Они прошли под раскрашенными воротами и спустились с холма. Подходя к дому, опять увидели труп нищего. Уоддингтон взял ее под руку, но она высвободилась. Остановилась.
— Ужасно, правда?
— Что именно? Смерть?
— Да, все остальное кажется таким мелким, пошлым. Он и на человека не похож. Смотришь на него, и не верится, что когда-то был живой. А ведь еще не так давно он мальчонкой носился по холмам, запуская змея.
Она едва удержалась, чтобы не разрыдаться.
39
Несколько дней спустя Уоддингтон, сидя у Китти и потягивая из большого стакана виски с содовой, завел речь о монастыре.
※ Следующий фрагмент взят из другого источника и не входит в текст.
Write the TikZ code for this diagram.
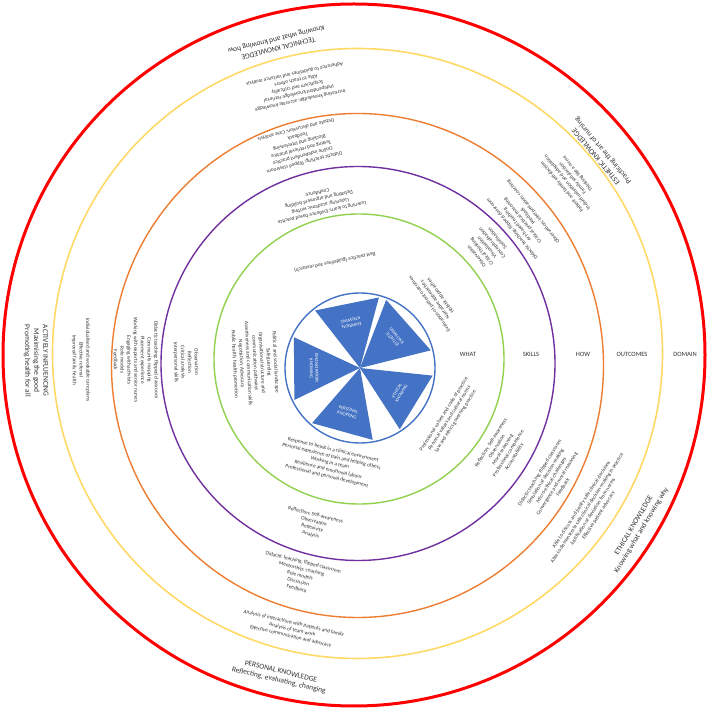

— Тамошняя аббатиса — весьма примечательная женщина,— сказал он.— Сестры мне рассказывали, что она принадлежит к одному из знатнейших семейств Франции, но к какому — не говорят. Она, видите ли, не хочет, чтобы это стало известно.
— Что же вы ее не спросите, если это вас интересует? — улыбнулась Китти.
— Знали бы вы ее, вы бы поняли, что ей просто невозможно задавать нескромные вопросы.